§ **Data extract**:
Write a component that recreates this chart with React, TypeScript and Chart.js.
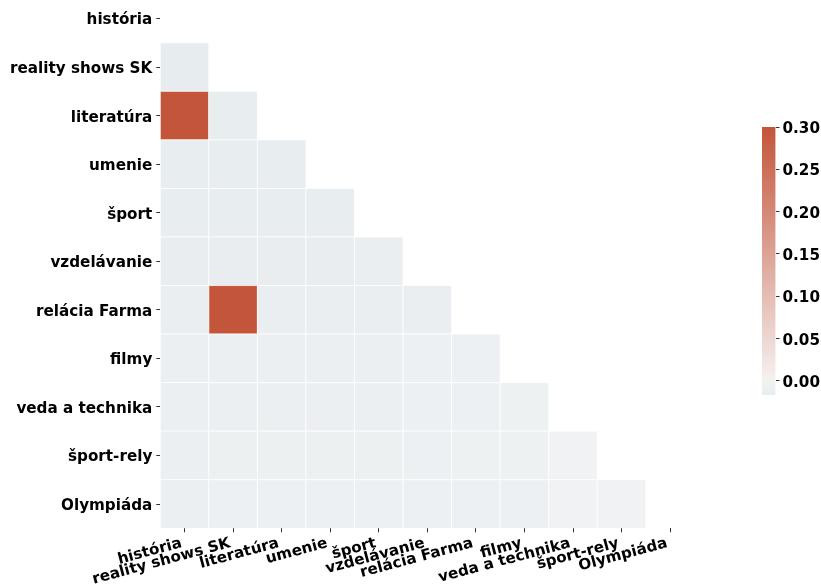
import React, { useEffect, useRef } from "react";
import { Chart, registerables } from "chart.js";

Chart.register(...registerables);

// ---- data ----
const categories: string[] = [
  "história",
  "reality shows SK",
  "literatúra",
  "umenie",
  "šport",
  "vzdelávanie",
  "relácia Farma",
  "filmy",
  "veda a technika",
  "šport-rely",
  "Olympiáda",
];

// lower triangle (row i has i values, columns 0..i-1)
const rowHistoria: number[] = [];
const rowReality: number[] = [-0.0166];
const rowLiteratura: number[] = [0.32, -0.015];
const rowUmenie: number[] = [-0.015, -0.015, -0.015];
const rowSport: number[] = [-0.015, -0.015, -0.015, -0.015];
const rowVzdelavanie: number[] = [-0.014, -0.014, -0.014, -0.014, -0.013];
const rowFarma: number[] = [-0.013, 0.31, -0.013, -0.013, -0.013, -0.012];
const rowFilmy: number[] = [-0.011, -0.011, -0.011, -0.011, -0.011, -0.007, -0.007];
const rowVeda: number[] = [-0.011, -0.009, -0.009, -0.009, -0.009, -0.007, -0.007, -0.006];
const rowSportRely: number[] = [-0.011, -0.008, -0.008, -0.008, -0.008, -0.007, -0.006, -0.005, -0.003];
const rowOlympiada: number[] = [-0.011, -0.007, -0.007, -0.007, -0.007, -0.007, -0.007, -0.007, -0.003, -0.003];

const corrRows: number[][] = [
  rowHistoria,
  rowReality,
  rowLiteratura,
  rowUmenie,
  rowSport,
  rowVzdelavanie,
  rowFarma,
  rowFilmy,
  rowVeda,
  rowSportRely,
  rowOlympiada,
];

const colorbarTicks: number[] = [0, 0.05, 0.1, 0.15, 0.2, 0.25, 0.3];
const vmax = 0.3;
const center = 0;

// ---- colour map (seaborn diverging_palette(230, 20)) ----
type RGB = [number, number, number];
const BLUE: RGB = [59, 126, 161];
const GRAY_NEG: RGB = [240, 242, 243];
const MID: RGB = [242, 242, 242];
const GRAY_POS: RGB = [245, 240, 239];
const RED: RGB = [195, 85, 58];
const anchors: [number, RGB][] = [
  [0, BLUE],
  [127 / 256, GRAY_NEG],
  [128 / 256, MID],
  [129 / 256, GRAY_POS],
  [1, RED],
];

function cmapAt(p: number): string {
  const q = Math.min(1, Math.max(0, p));
  for (let k = 0; k < anchors.length - 1; k++) {
    const [p0, c0] = anchors[k];
    const [p1, c1] = anchors[k + 1];
    if (q <= p1) {
      const t = p1 === p0 ? 0 : (q - p0) / (p1 - p0);
      const c = c0.map((v, i) => Math.round(v + (c1[i] - v) * t));
      return `rgb(${c[0]},${c[1]},${c[2]})`;
    }
  }
  return `rgb(${RED.join(",")})`;
}

const allValues = corrRows.flat();
const vmin = Math.min(...allValues);
const vrange = Math.max(vmax - center, center - vmin);

function colorFor(v: number): string {
  const c = Math.min(Math.max(v, vmin), vmax);
  const p = (c - (center - vrange)) / (2 * vrange);
  return cmapAt(p);
}

const FONT = { family: "'DejaVu Sans', sans-serif", size: 15.2, weight: "bold" as const };

export default function App() {
  const mainRef = useRef<HTMLCanvasElement | null>(null);
  const cbRef = useRef<HTMLCanvasElement | null>(null);

  useEffect(() => {
    if (!mainRef.current || !cbRef.current) return;

    const points: { x: number; y: number; v: number }[] = [];
    corrRows.forEach((row, i) => {
      row.forEach((v, j) => points.push({ x: j, y: i, v }));
    });

    const cellRadius = (ctx: any) => {
      const xs = ctx.chart.scales.x;
      if (!xs) return 20;
      const d = Math.abs(xs.getPixelForValue(1) - xs.getPixelForValue(0));
      return isFinite(d) && d > 0 ? d * Math.SQRT1_2 : 20;
    };

    const main = new Chart(mainRef.current, {
      type: "scatter",
      data: {
        datasets: [
          {
            data: points as any,
            pointStyle: "rect",
            pointRadius: cellRadius,
            pointHoverRadius: cellRadius,
            backgroundColor: (ctx: any) => colorFor(ctx.raw ? ctx.raw.v : 0),
            borderColor: "#ffffff",
            borderWidth: 0.75,
          } as any,
        ],
      },
      options: {
        responsive: false,
        animation: false,
        events: [],
        layout: { autoPadding: false, padding: { left: 0, right: 126.6, top: 0, bottom: 0 } },
        plugins: { legend: { display: false }, tooltip: { enabled: false } },
        scales: {
          x: {
            type: "linear",
            min: -0.5,
            max: 10.5,
            afterBuildTicks: (a: any) => {
              a.ticks = categories.map((_, i) => ({ value: i }));
            },
            afterFit: (s: any) => {
              s.height = 57.7;
              s.paddingLeft = 0;
              s.paddingRight = 0;
            },
            ticks: {
              autoSkip: false,
              minRotation: 15,
              maxRotation: 15,
              padding: 2,
              labelOffset: -3,
              color: "#000",
              font: FONT,
              callback: (_v: any, i: number) => categories[i],
            },
            grid: { drawOnChartArea: false, drawTicks: true, tickLength: 4, tickColor: "#333", tickWidth: 1 },
            border: { display: false },
          },
          y: {
            type: "linear",
            reverse: true,
            min: -0.5 + 5.75 / 48.55,
            max: 10.5,
            afterBuildTicks: (a: any) => {
              a.ticks = categories.map((_, i) => ({ value: i }));
            },
            afterFit: (s: any) => {
              s.width = 160.3;
              s.paddingTop = 0;
              s.paddingBottom = 0;
            },
            ticks: {
              autoSkip: false,
              padding: 4,
              labelOffset: 2,
              color: "#000",
              font: FONT,
              callback: (_v: any, i: number) => categories[i],
            },
            grid: { drawOnChartArea: false, drawTicks: true, tickLength: 4, tickColor: "#333", tickWidth: 1 },
            border: { display: false },
          },
        },
      } as any,
    });

    const cb = new Chart(cbRef.current, {
      type: "bar",
      data: {
        labels: ["cb"],
        datasets: [
          {
            data: [[vmin, vmax]] as any,
            barPercentage: 1,
            categoryPercentage: 1,
            borderWidth: 0,
            backgroundColor: (ctx: any) => {
              const ch = ctx.chart;
              const ys = ch.scales.y;
              if (!ys) return colorFor(vmax);
              const top = ys.getPixelForValue(vmax);
              const bot = ys.getPixelForValue(vmin);
              if (!isFinite(top) || !isFinite(bot) || top === bot) return colorFor(vmax);
              const g = ch.ctx.createLinearGradient(0, bot, 0, top);
              const n = 60;
              for (let k = 0; k <= n; k++) {
                const val = vmin + ((vmax - vmin) * k) / n;
                g.addColorStop(k / n, colorFor(val));
              }
              return g;
            },
          } as any,
        ],
      },
      options: {
        responsive: false,
        animation: false,
        events: [],
        layout: { autoPadding: false, padding: { left: 62, right: 0, top: 27, bottom: 35 } },
        plugins: { legend: { display: false }, tooltip: { enabled: false } },
        scales: {
          x: { display: false },
          y: {
            position: "right",
            min: vmin,
            max: vmax,
            afterBuildTicks: (a: any) => {
              a.ticks = colorbarTicks.map((v) => ({ value: v }));
            },
            afterFit: (s: any) => {
              s.width = 45.5;
            },
            ticks: {
              padding: 3,
              labelOffset: 2,
              color: "#000",
              font: FONT,
              callback: (v: any) => Number(v).toFixed(2),
            },
            grid: { drawOnChartArea: false, drawTicks: true, tickLength: 4, tickColor: "#333", tickWidth: 1 },
            border: { display: false },
          },
        },
      } as any,
    });

    return () => {
      main.destroy();
      cb.destroy();
    };
  }, []);

  return (
    <div style={{ position: "absolute", left: 0, top: 0, width: 821, height: 586, background: "#fff" }}>
      <canvas
        ref={mainRef}
        width={821}
        height={586}
        style={{ position: "absolute", left: 0, top: 0, width: 821, height: 586 }}
      />
      <canvas
        ref={cbRef}
        width={121}
        height={330}
        style={{ position: "absolute", left: 700, top: 100, width: 121, height: 330 }}
      />
    </div>
  );
}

§ **Written instruction**: Your task is to return the lines above, from the first one up to and including the line containing "const rowOlympiada: number[]", minus any pictures.

§ **Solution**:
Write a component that recreates this chart with React, TypeScript and Chart.js.
import React, { useEffect, useRef } from "react";
import { Chart, registerables } from "chart.js";

Chart.register(...registerables);

// ---- data ----
const categories: string[] = [
  "história",
  "reality shows SK",
  "literatúra",
  "umenie",
  "šport",
  "vzdelávanie",
  "relácia Farma",
  "filmy",
  "veda a technika",
  "šport-rely",
  "Olympiáda",
];

// lower triangle (row i has i values, columns 0..i-1)
const rowHistoria: number[] = [];
const rowReality: number[] = [-0.0166];
const rowLiteratura: number[] = [0.32, -0.015];
const rowUmenie: number[] = [-0.015, -0.015, -0.015];
const rowSport: number[] = [-0.015, -0.015, -0.015, -0.015];
const rowVzdelavanie: number[] = [-0.014, -0.014, -0.014, -0.014, -0.013];
const rowFarma: number[] = [-0.013, 0.31, -0.013, -0.013, -0.013, -0.012];
const rowFilmy: number[] = [-0.011, -0.011, -0.011, -0.011, -0.011, -0.007, -0.007];
const rowVeda: number[] = [-0.011, -0.009, -0.009, -0.009, -0.009, -0.007, -0.007, -0.006];
const rowSportRely: number[] = [-0.011, -0.008, -0.008, -0.008, -0.008, -0.007, -0.006, -0.005, -0.003];
const rowOlympiada: number[] = [-0.011, -0.007, -0.007, -0.007, -0.007, -0.007, -0.007, -0.007, -0.003, -0.003];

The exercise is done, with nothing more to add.